The Chinese food available in Taiwan covers the gamut from palace cuisine to street-stall snacks, all with their characteristic--and delicious--flavors. The palace-style dishes served at Din Tai Fong and King Join attract numbers of tourists every day. The allure of the snacks sold in Taipei's night markets makes them truly irresistible--Longshan Temple and the night markets at Huaxi Street, Shilin, Tonghua Street, Raohe Street, Liaoning, and Jingmei, among others, all have their own special snacks giving off aromas that draw in diners from far and wide away.
The Shilin night market gathers snacks from all over Taiwan. Everything is here, including such famous delicacies as knife-sliced noodles, pork kidney soup, oyster omelet, Kaohsiung meat balls, little-cake-in-big-cake, Shilin sausages, tomatoes in ginger juice, Dongshan duck heads, frogs-laying-eggs, stir-fried squid, and chili-sauce dumplings.

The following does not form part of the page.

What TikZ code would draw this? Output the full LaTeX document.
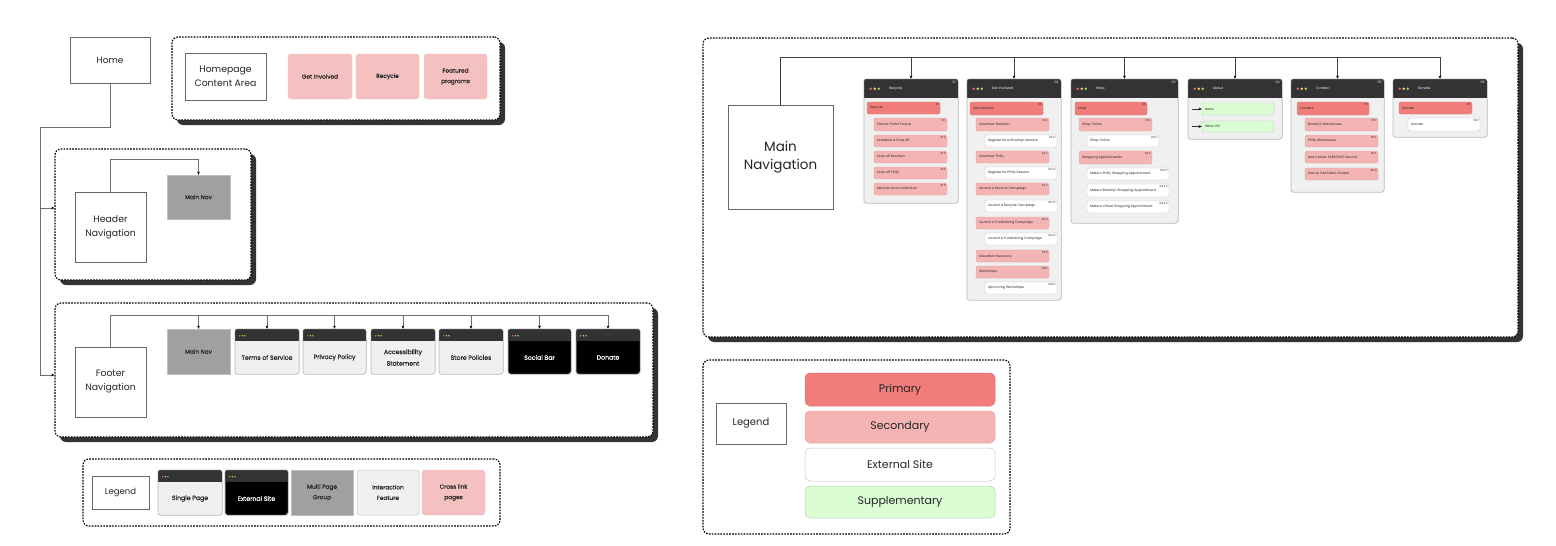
\documentclass[tikz,border=0pt]{standalone}
\usepackage{fontspec}
\setmainfont{Poppins}
\newfontfamily\popsemi[FakeBold=0.6]{Poppins}
\usetikzlibrary{arrows.meta,shadows}
\definecolor{prim}{HTML}{F07D79}
\definecolor{primd}{HTML}{E0716D}
\definecolor{sec}{HTML}{F4B4B4}
\definecolor{secd}{HTML}{E3A3A3}
\definecolor{pinkbox}{HTML}{F5C0C0}
\definecolor{supp}{HTML}{DAFDD4}
\definecolor{suppd}{HTML}{B4CFB0}
\definecolor{colbg}{HTML}{F0F0F0}
\definecolor{colbd}{HTML}{C4C4C4}
\definecolor{barc}{HTML}{333333}
\definecolor{multig}{HTML}{A0A0A0}
\definecolor{dotr}{HTML}{E8666B}
\definecolor{doty}{HTML}{E8D66A}
\definecolor{dotg}{HTML}{98D86E}
\definecolor{lnc}{HTML}{6E6E6E}
\definecolor{txtc}{HTML}{262626}
\tikzset{
  plain/.style={draw=black!60, line width=0.7pt, fill=white, inner sep=0pt, align=center, text=txtc},
  pink/.style={draw=secd!70, fill=pinkbox, rounded corners=3pt, line width=0.4pt, inner sep=0pt, align=center, text=txtc, font=\popsemi\fontsize{5.8}{10.5}\selectfont},
  dashbox/.style={draw=black, line width=1.1pt, dash pattern=on 1.7pt off 1.2pt, rounded corners=6pt, fill=white, inner sep=0pt},
  shadowed/.style={drop shadow={shadow xshift=5pt, shadow yshift=-5pt, fill=barc, opacity=1}},
  winbody/.style={draw=colbd, fill=colbg, rounded corners=2.5pt, line width=0.5pt, inner sep=0pt},
  wintxt/.style={inner sep=0pt, align=center, font=\popsemi\fontsize{6.2}{11.5}\selectfont},
  multi/.style={draw=black!25, fill=multig, line width=0.4pt, inner sep=0pt, align=center, text=txtc, font=\popsemi\fontsize{5.8}{10.5}\selectfont},
  conn/.style={draw=lnc, line width=0.6pt},
  arr/.style={draw=lnc, line width=0.6pt, -{Stealth[length=3.2pt,width=2.8pt,black]}},
  primitem/.style={draw=primd, fill=prim, rounded corners=2pt, line width=0.4pt, inner sep=0pt},
  secitem/.style={draw=secd, fill=sec, rounded corners=2pt, line width=0.4pt, inner sep=0pt},
  extitem/.style={draw=colbd, fill=white, rounded corners=2pt, line width=0.4pt, inner sep=0pt},
  suppitem/.style={draw=suppd, fill=supp, rounded corners=2pt, line width=0.4pt, inner sep=0pt},
  itxt/.style={font=\fontsize{3.3}{4}\selectfont, inner sep=0pt, anchor=west, text=txtc},
  ntxt/.style={font=\fontsize{2.8}{3.2}\selectfont, inner sep=0pt, anchor=north east, text=txtc},
  ctitle/.style={font=\fontsize{3.4}{4}\selectfont, inner sep=0pt, anchor=west, text=white},
  cnum/.style={font=\fontsize{3.2}{4}\selectfont, inner sep=0pt, anchor=north east, text=white},
  legitem/.style={rounded corners=5pt, line width=0.5pt, inner sep=0pt, text=txtc, font=\fontsize{11}{13}\selectfont}
}
\newcommand\bx[7]{\node[#2, minimum width={(#5-#3)*1pt}, minimum height={(#6-#4)*1pt}] (#1) at ({(#3+#5)/2},{(#4+#6)/2}) {#7};}
\newcommand\winbox[9]{%
  \bx{#1}{winbody, fill=#7}{#2}{#3}{#4}{#5}{}
  \begin{scope}
    \clip[rounded corners=2.5pt] (#1.south west) rectangle (#1.north east);
    \fill[barc] (#1.north west) rectangle ([yshift=-#6pt]#1.north east);
  \end{scope}
  \draw[colbd, line width=0.5pt, rounded corners=2.5pt] (#1.south west) rectangle (#1.north east);
  \fill[dotr] ([xshift=5pt,yshift=-7pt]#1.north west) circle (0.8pt);
  \fill[doty] ([xshift=7.6pt,yshift=-7pt]#1.north west) circle (0.8pt);
  \fill[dotg] ([xshift=10.2pt,yshift=-7pt]#1.north west) circle (0.8pt);
  \node[wintxt, text=#8] (#1-t) at ({(#2+#4)/2},{(#3+#5+#6)/2}) {#9};
}
\newcommand\colwin[7]{%
  \bx{#1}{winbody}{#2}{#3}{#4}{#5}{}
  \begin{scope}
    \clip[rounded corners=2.5pt] (#1.south west) rectangle (#1.north east);
    \fill[barc] (#1.north west) rectangle ([yshift=-19pt]#1.north east);
  \end{scope}
  \draw[colbd, line width=0.5pt, rounded corners=2.5pt] (#1.south west) rectangle (#1.north east);
  \fill[dotr] ([xshift=7pt,yshift=-10pt]#1.north west) circle (1.3pt);
  \fill[doty] ([xshift=11pt,yshift=-10pt]#1.north west) circle (1.3pt);
  \fill[dotg] ([xshift=15pt,yshift=-10pt]#1.north west) circle (1.3pt);
  \node[ctitle] (#1-t) at ([xshift=25pt,yshift=-10pt]#1.north west) {#6};
  \node[cnum] (#1-n) at ([xshift=-2.5pt,yshift=-2.5pt]#1.north east) {#7};
}
\newcommand\nitem[8]{%
  \bx{#1}{#2}{#3}{#4}{#5}{#6}{}
  \node[itxt] (#1-t) at ([xshift=3pt]#1.west) {#7};
  \node[ntxt] (#1-n) at ([xshift=-1.5pt,yshift=-1.3pt]#1.north east) {#8};
}
\begin{document}
\begin{tikzpicture}[x=1pt,y=-1pt]
\useasboundingbox (0,0) rectangle (1556,546);
\fill[white] (0,0) rectangle (1556,546);

% ---------- LEFT: home ----------
\bx{home}{plain, font=\fontsize{9}{11}\selectfont}{70}{37}{150}{83}{Home}
\bx{hca}{dashbox,shadowed}{172}{37}{500}{120}{}
\bx{hcabox}{plain, font=\fontsize{9.3}{13.5}\selectfont}{185}{53}{266}{100}{Homepage\\Content Area}
\bx{hgi}{pink}{288}{54}{352}{99}{Get Involved}
\bx{hre}{pink}{356}{54}{419}{99}{Recycle}
\bx{hfp}{pink}{424}{54}{487}{99}{Featured\\programs}

% ---------- header ----------
\bx{hdr}{dashbox,shadowed}{55}{149}{251}{280}{}
\bx{hn}{plain, font=\fontsize{9.3}{14}\selectfont}{75}{192}{146}{262}{Header\\Navigation}
\bx{hmn}{multi}{167}{175}{230}{219}{Main Nav}
\draw[arr] (hn.north) |- ([yshift=16pt]hmn.north) -- (hmn.north);

% ---------- footer ----------
\bx{ftr}{dashbox,shadowed}{55}{303}{653}{437}{}
\bx{fn}{plain, font=\fontsize{9.3}{14}\selectfont}{75}{347}{146}{417}{Footer\\Navigation}
\bx{fmn}{multi}{167}{329}{230}{374}{Main Nav}
\winbox{fts}{235}{329}{299}{374}{12}{colbg}{txtc}{Terms of Service}
\winbox{fpp}{303}{329}{366}{374}{12}{colbg}{txtc}{Privacy Policy}
\winbox{fas}{371}{329}{435}{374}{12}{colbg}{txtc}{Accessibility\\Statement}
\winbox{fsp}{439}{329}{503}{374}{12}{colbg}{txtc}{Store Policies}
\winbox{fsb}{508}{329}{571}{374}{12}{black}{white}{Social Bar}
\winbox{fdo}{576}{329}{640}{374}{12}{black}{white}{Donate}
\coordinate (fbus) at (111,315);
\draw[conn] (fn.north) -- (fn.north |- fbus) -- (fdo.north |- fbus);
\foreach \b in {fmn,fts,fpp,fas,fsp,fsb,fdo}{\draw[arr] (\b.north |- fbus) -- (\b.north);}

% ---------- trunk ----------
\coordinate (t1) at (40,127);
\coordinate (t2) at (40,208);
\coordinate (t3) at (40,375);
\draw[conn] (home.south) |- (t1) -- (t3);
\draw[arr] (t2) -- (t2 -| hdr.west);
\draw[arr] (t3) -- (t3 -| ftr.west);

% ---------- left legend ----------
\bx{lg}{dashbox}{83}{459}{500}{526}{}
\bx{lgl}{plain, font=\fontsize{8.5}{10}\selectfont}{92}{476}{149}{509}{Legend}
\winbox{lsp}{158}{470}{222}{515}{12}{colbg}{txtc}{Single Page}
\winbox{les}{225}{470}{288}{515}{12}{black}{white}{External Site}
\bx{lmp}{multi}{291}{470}{353}{515}{Multi Page\\Group}
\bx{lif}{winbody, align=center, text=txtc, font=\popsemi\fontsize{5.8}{10.5}\selectfont}{357}{470}{419}{515}{Interaction\\Feature}
\bx{lcl}{pink}{422}{470}{485}{515}{Cross link\\pages}

% ---------- RIGHT: main navigation ----------
\bx{mn}{dashbox,shadowed}{703}{38}{1518}{337}{}
\bx{mnav}{plain, font=\fontsize{13.5}{18}\selectfont}{728}{105}{833}{209}{Main\\Navigation}

\colwin{cR}{864}{79}{958}{203}{Recycle}{01}
\colwin{cG}{967}{79}{1061}{300}{Get Involved}{02}
\colwin{cS}{1071}{79}{1178}{223}{Shop}{03}
\colwin{cA}{1188}{79}{1282}{139}{About}{04}
\colwin{cC}{1291}{79}{1384}{192}{Contact}{05}
\colwin{cD}{1393}{79}{1487}{137}{Donate}{06}

\coordinate (mbus) at (781,57);
\draw[conn, draw=black!75] (mnav.north) -- (mnav.north |- mbus) -- (cD.north |- mbus);
\foreach \c in {cR,cG,cS,cA,cC,cD}{\draw[arr, draw=black!75] (\c.north |- mbus) -- (\c.north);}

% Recycle
\nitem{r0}{primitem}{867}{102}{940}{114}{Recycle}{01}
\nitem{r1}{secitem}{874}{118}{947}{131}{Partner Portal Pickup}{01.1}
\nitem{r2}{secitem}{874}{135}{947}{147}{Schedule a Drop off}{01.2}
\nitem{r3}{secitem}{874}{151}{947}{163}{Drop off Brooklyn}{01.3}
\nitem{r4}{secitem}{874}{167}{947}{179}{Drop off Philly}{01.4}
\nitem{r5}{secitem}{874}{183}{947}{195}{Recycle as an Individual}{01.5}

% Get Involved
\nitem{g0}{primitem}{970}{102}{1043}{115}{Get Involved}{02}
\nitem{g1}{secitem}{976}{118}{1049}{131}{Volunteer Brooklyn}{02.1}
\nitem{g2}{extitem}{985}{135}{1057}{147}{Register for a Brooklyn Session}{02.1.1}
\nitem{g3}{secitem}{976}{151}{1049}{163}{Volunteer Philly}{02.2}
\nitem{g4}{extitem}{985}{167}{1057}{179}{Register for Philly Session}{02.2.1}
\nitem{g5}{secitem}{976}{183}{1049}{195}{Launch a Recycle Campaign}{02.3}
\nitem{g6}{extitem}{985}{200}{1057}{212}{Launch a Recycle Campaign}{02.3.1}
\nitem{g7}{secitem}{976}{217}{1049}{229}{Launch a Fundraising Campaign}{02.4}
\nitem{g8}{extitem}{985}{233}{1057}{245}{Launch a Fundraising Campaign}{02.4.1}
\nitem{g9}{secitem}{976}{250}{1049}{262}{Education Resource}{02.5}
\nitem{g10}{secitem}{976}{266}{1049}{278}{Workshops}{02.6}
\nitem{g11}{extitem}{985}{282}{1057}{294}{Upcoming Workshops}{02.6.1}

% Shop
\nitem{s0}{primitem}{1075}{102}{1147}{115}{Shop}{03}
\nitem{s1}{secitem}{1079}{118}{1152}{131}{Shop Online}{03.1}
\nitem{s2}{extitem}{1087}{135}{1159}{147}{Shop Online}{03.1.1}
\nitem{s3}{secitem}{1079}{151}{1152}{164}{Shopping Appointments}{03.2}
\nitem{s4}{extitem}{1087}{168}{1169}{180}{Make a Philly Shopping Appointment}{03.2.1}
\nitem{s5}{extitem}{1087}{184}{1169}{197}{Make a Brooklyn Shopping Appointment}{03.2.2}
\nitem{s6}{extitem}{1087}{201}{1169}{213}{Make a Virtual Shopping Appointment}{03.2.3}

% About
\nitem{a1}{suppitem}{1202}{103}{1274}{115}{News}{}
\nitem{a2}{suppitem}{1202}{121}{1274}{132}{Whos Hill}{}
\coordinate (aa1) at (1192,109);
\coordinate (aa2) at (1192,126.5);
\draw[arr, draw=black!80] (aa1) -- (a1.west);
\draw[arr, draw=black!80] (aa2) -- (a2.west);

% Contact
\nitem{k0}{primitem}{1297}{102}{1369}{115}{Contact}{05}
\nitem{k1}{secitem}{1305}{118}{1378}{131}{Brooklyn Warehouse}{05.1}
\nitem{k2}{secitem}{1305}{135}{1378}{147}{Philly Warehouse}{05.2}
\nitem{k3}{secitem}{1305}{151}{1378}{163}{Learn More: FABSCRAP Service}{05.3}
\nitem{k4}{secitem}{1305}{168}{1378}{180}{How to Get Fabric Scraps}{05.4}

% Donate
\nitem{d0}{primitem}{1399}{102}{1472}{114}{Donate}{06}
\nitem{d1}{extitem}{1408}{118}{1480}{131}{Donate}{06.1}

% ---------- right legend ----------
\bx{rl}{dashbox}{703}{360}{1010}{534}{}
\bx{rll}{plain, font=\fontsize{10}{12}\selectfont}{716}{403}{786}{444}{Legend}
\bx{rlp}{legitem, draw=primd, fill=prim}{805}{373}{995}{406}{Primary}
\bx{rls}{legitem, draw=secd, fill=sec}{805}{411}{995}{443}{Secondary}
\bx{rle}{legitem, draw=colbd, fill=white}{805}{448}{995}{481}{External Site}
\bx{rlsu}{legitem, draw=suppd, fill=supp}{805}{486}{995}{518}{Supplementary}
\end{tikzpicture}
\end{document}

The East District commercial area is one of the most popular places for shopping in Taipei, with all kinds of shops closely packed against each other. Besides shopping for products from all over the world here, you can also taste all sorts of international foods, Chinese cuisine, and Taiwanese snacks.
If you want a taste of aborigine flavors, you will have to go to Wulai in suburban Taipei where local delicacies such as soft millet cakes and bamboo-tube rice offer distinctive tastes. While at Wulai you can also enjoy aborigine singing and dancing, soak in hot-spring water, view the waterfall, or cross the gorge in a cable car. To get from the scenic area entrance to the waterfall you can take one of the unique push carts--the only ones left in Taiwan but motorized now--up the hill. This may not be the most practical way to travel, but it has its own special exotic feel.
In addition, the natural beauties of Yangmingshan National Park, the community of animals at Muzha Zoo, the priceless treasures of Chinese art in the National Palace Museum, and the tranquil and classic Zhishan Garden are all well worth a leisurely visit.